POULSBO — Kent Curtiss was still listed in critical condition in Harborview Medical Center’s intensive care unit Jan. 22, two days after he called 9-1-1 from his crashed plane in a clearcut field in north Poulsbo.
Harborview spokeswoman Susan Gregg said Curtiss’s family is declining interviews. “They are just focusing on him and not participating in any interviews,” Gregg said, adding that family members are “traumatized” by the crash.
The Federal Aviation Administration is investigating to determine the cause of the crash.
Available records provide a picture of Curtiss, his experience as a pilot, and the moments before and after the crash.
Curtiss, 70, is a resident of Kent. According to Jamelle Garcia, manager of Auburn Municipal Airport, Curtiss kept his fixed-wing, single-engine airplane — a 1946 Ercoupe 415-C — at the airport. But Garcia said he didn’t know Curtiss, the owner of one of 277 airplanes based at the airport.
According to FAA records available online, Curtiss is certified as a commercial pilot and a flight instructor, with a single-engine airplane rating and an instrument rating. His flight instructor certification expires Jan. 31.
It’s not yet known what time Curtiss took off from Auburn; Garcia said his airport doesn’t have a tower. But Kitsap County Sheriff’s spokesman Scott Wilson said Curtiss didn’t have a specific destination. “He was just having a fly around,” Wilson said.
Tom Jensen of the Washington Pilots Association said Jan. 22 that Curtiss is not a member of the association and that he doesn’t know him. But he’s familiar with the Ercoupe model of airplane.
“It’s a little unique in that it’s simple to fly,” Jensen said. According to one online description, the Ercoupe is flown using only a control wheel. A two-control system links the rudder and aileron systems, which control yaw and roll, with the steerable nose wheel. The control wheel controls the pitch and the steering of the aircraft, both on the ground and in the air. That simplifies control and coordinated turning, and eliminates the need for rudder pedals.
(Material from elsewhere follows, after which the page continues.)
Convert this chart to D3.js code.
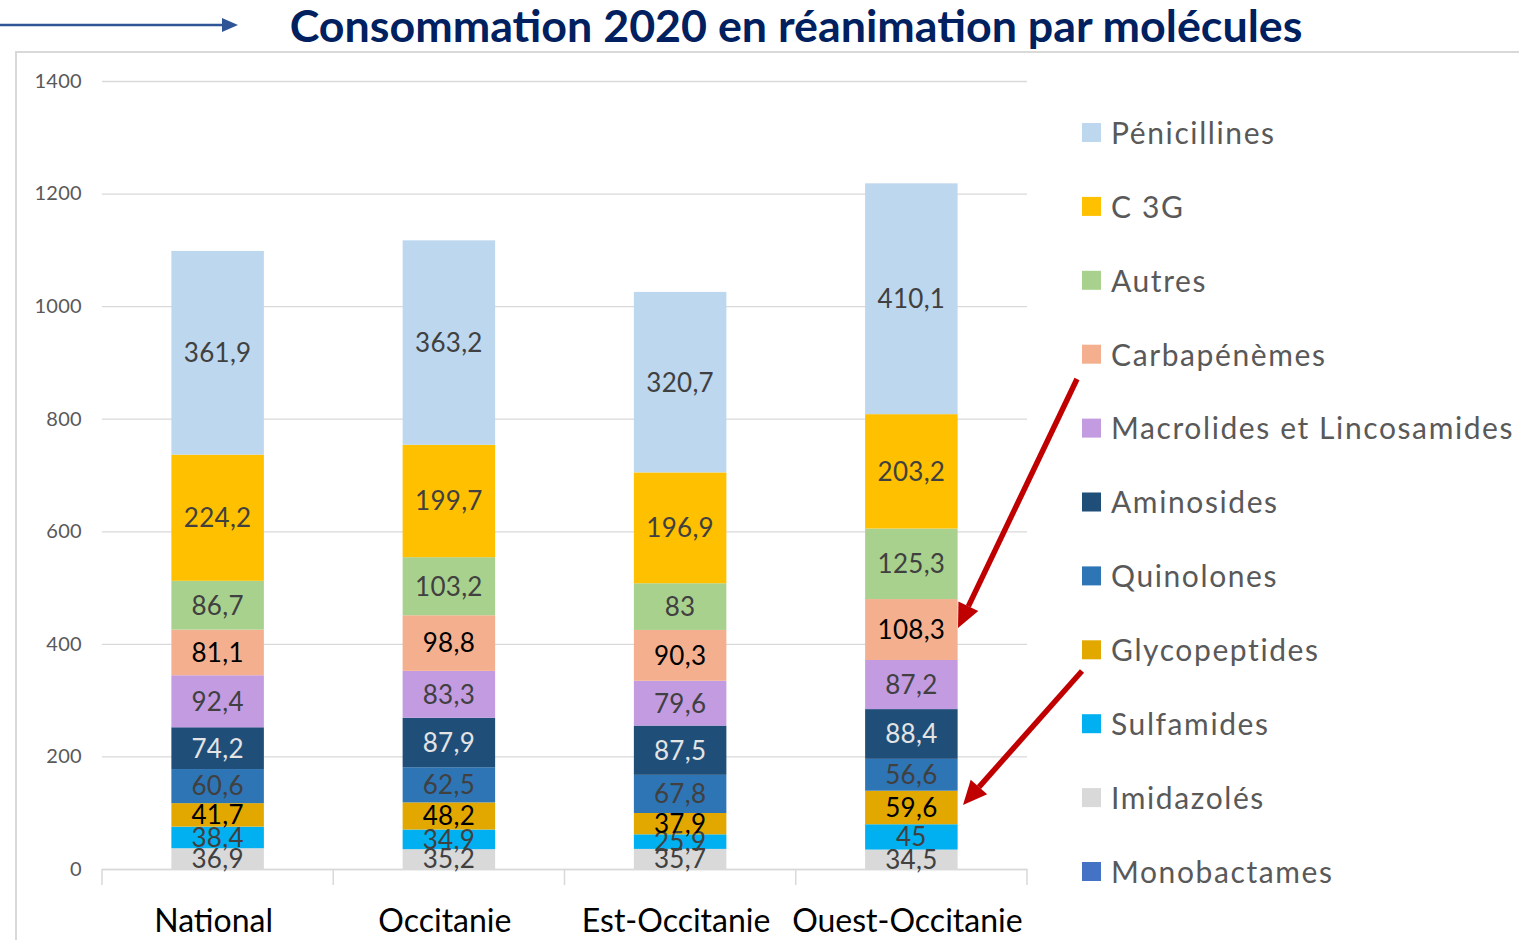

“It’s like driving a car,” Jensen said. “It’s a good little airplane.”
Mark Freiboth was at his sister’s farm on Noll Road midway between Lincoln and Mesford roads when he saw the plane making small turns over an adjacent clearcut area, about 3:30 p.m. on Jan. 20.
“I thought, what a cool little plane,” Freiboth said. “It was flying a little low — it was higher than [nearby] trees, but I could see that it was a neat little silver plane.”
Nobody heard the plane go down in the clearcut owned by A&A Tree Farm.
Kitsap County Central Communications, or CenCom, received a 9-1-1 call at 3:45 p.m. It was Curtiss. “He said, I crashed, I’m upside down, I’m bleeding but I don’t know from where, here are my coordinates based on my cellphone,” Wilson recounted.
It wasn’t immediately clear where exactly the plane crashed. The first unit from Poulsbo Fire Department was at Lincoln and Noll roads at 3:52 p.m. A Kitsap County sheriff’s deputy spotted the crash site at 3:57 p.m. — a tenth of a mile south on Noll, up a long driveway to a farm, through a swath of salal, and over terrain made rough by clearcut logging.
The plane was overturned.
Emergency personnel removed Curtiss from the plane; the engine was cool to the touch, Poulsbo Fire Battalion Chief Jim Gillard said.
Shortly after 4, Curtiss was sitting up, answering questions from medics as they attached a neck brace: Did he remember calling 9-1-1? Did he know how long he had been unconscious? Where did he take off from?
A litter was brought in and Curtiss was carried to an ambulance for transport to Raab Park. Airlift Northwest was called at 4:25 p.m., and a helicopter was on the ground at the park at 4:52 p.m. The helicopter was in the air, with Curtiss onboard, and en route to Harborview at 5:09 p.m.
He was admitted into Harborview’s ICU in critical condition.